The tendency for people to use smart phones for everything is having an impact on the industry, said Peter Hughes, Canadian digital services leader for KPMG.

“That always connected – socially, behaviourally and technically connected customer and consumer – is having a massive impact. The way in which insurance companies respond is going to dictate whether you compete with the insurtechs or you are sort of taken over,” Hughes said during a plenary session – What transformational trends are at play that affect insurance companies – at the insurance issues conference.

“Consumers no longer want to consume the way they used to,” Holmes said during a Q&A with Grude, titled How are insurance organizations preparing for the future?  “So they want to get things digitally. They do not want to receive – nor should anybody be encouraging them to receive – large amounts of paper via post and the fact that we don’t adopt digital technologies as quickly as everywhere else does is an issue.”

Holmes and Hughes spoke at different sessions Dec. 6 at the conference, held at the Metro Toronto Convention Centre.

During his presentation, Hughes discussed what he calls “exponential-era technologies,” where the pace of adoption of new communications technologies is accelerating.

“Anyone who is 20 years old knows of no other time when the Internet existed,” Hughes noted. Anyone younger than 15 is not old enough to remember when social media was not used for communication and anyone younger than 10 years is not old enough to remember when people did not have smart phones.
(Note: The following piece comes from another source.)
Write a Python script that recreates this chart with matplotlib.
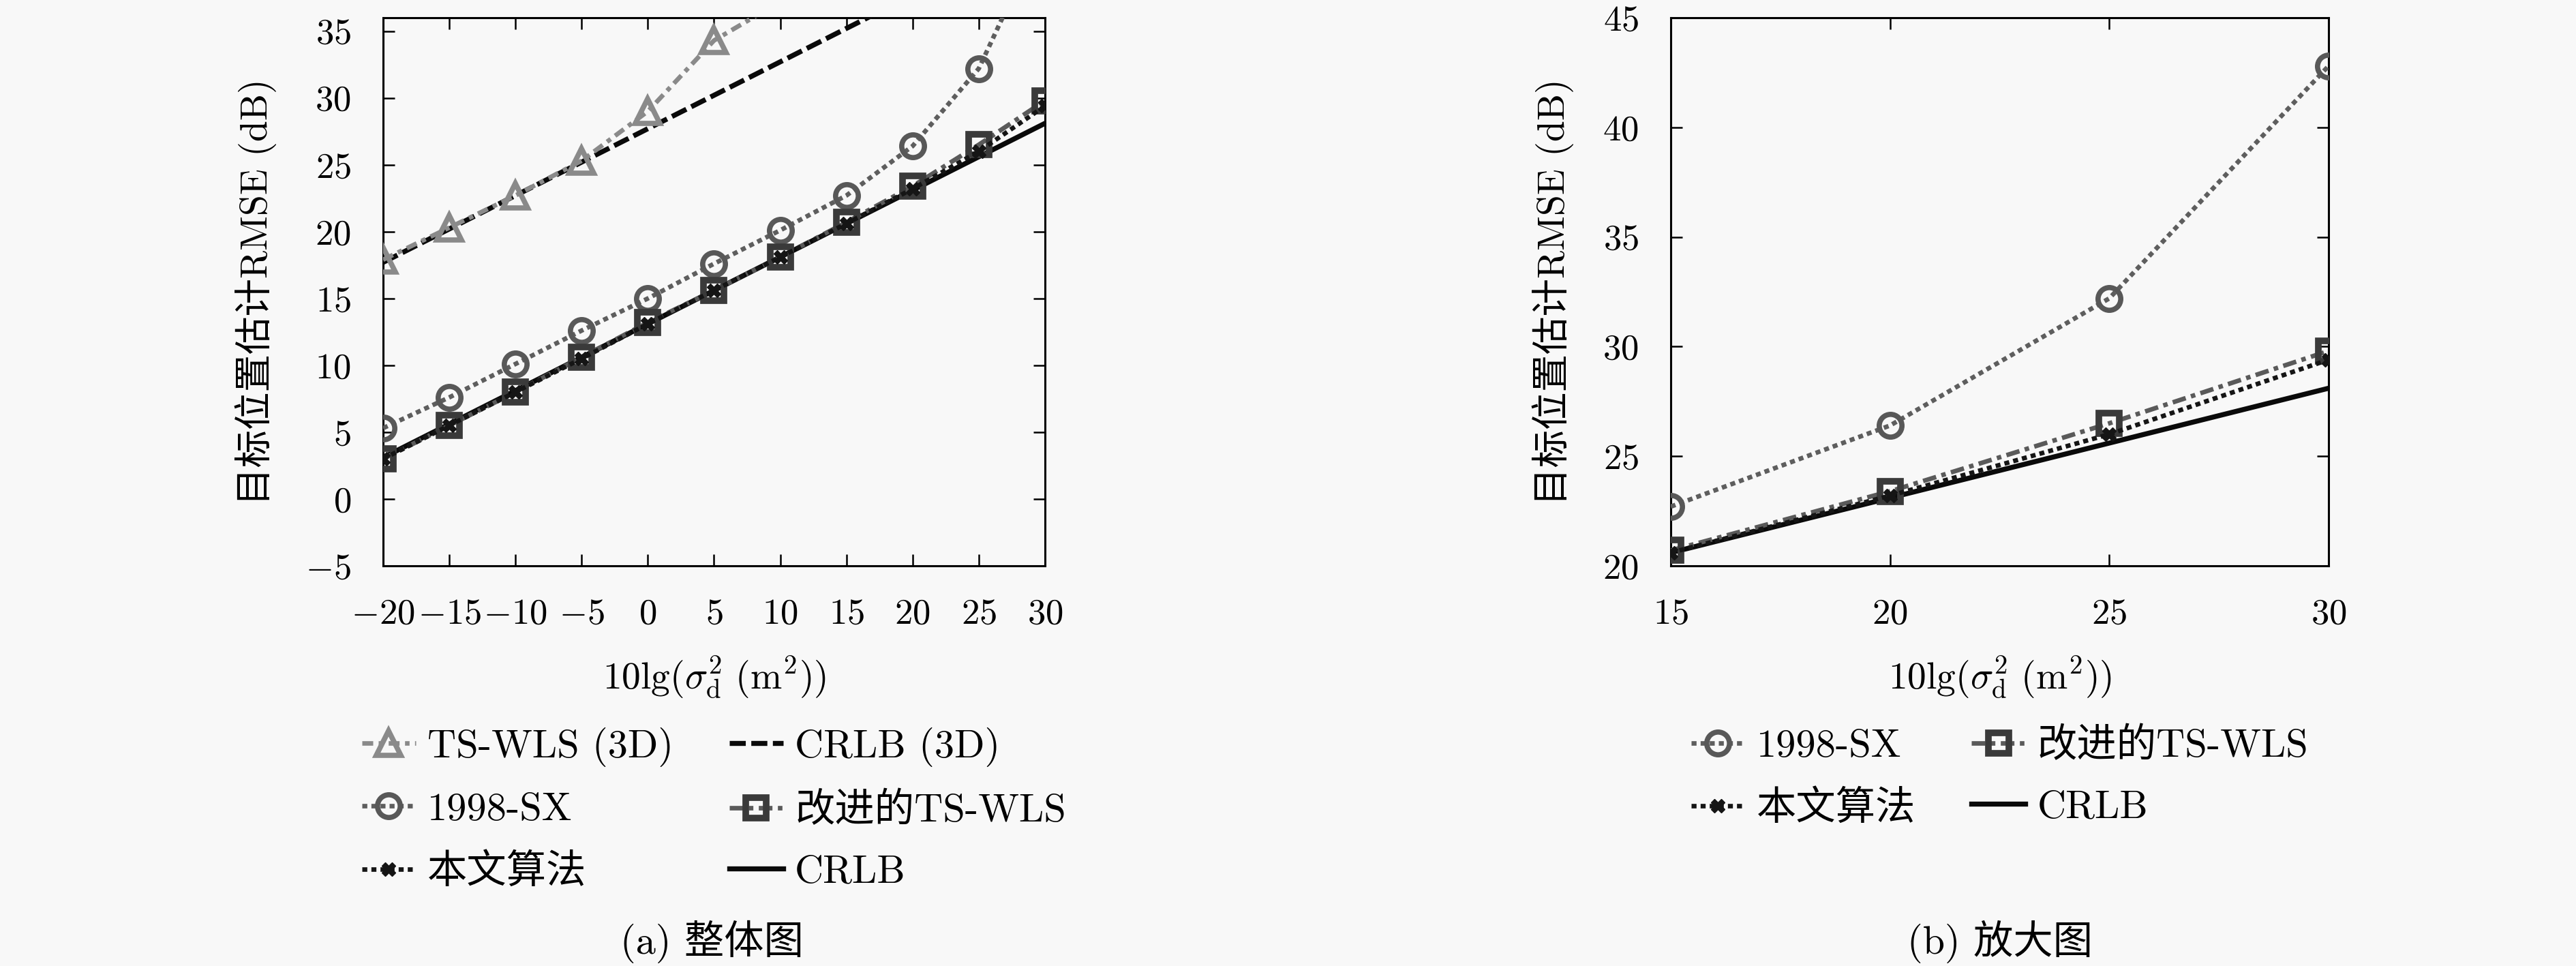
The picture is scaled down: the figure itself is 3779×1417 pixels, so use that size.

“Without the right operating model, you will never be able to react to these exponential changes. We just don’t know what’s going to hit. There is no way we are going to be able to build up capacity and capability in things that we don’t know will have an impact.”

Hughes said insurance professionals should try to understand what consumers do both before and after they buy insurance products, whether it’s disability, home or auto.

“It’s buying a home. It’s finding a place to live. It’s finding a place to raise my children. There are activities in that – whether it’s getting a mortgage broker, finding a real estate agent – understanding all of the things that a person is going through, in that process, is important.”

Insurers should also understand the demographics of people born between 1966 and 1981 (Generation X) and those born between 1982 and 2001 (the Millennials).

“We are at this point where Gen Xers are not only taking care of their parents, they are also taking care of their own children. Gen Xers are now in this space of being that sandwich generation, which is changing their spending power,” he said.

This means that for many Gen Xers, their disposable income is dropping.

“For Millennials, their asset base is going down, particularly in North America because of the cost of real estate and not buying some of these big assets that we are used to,” Hughes said.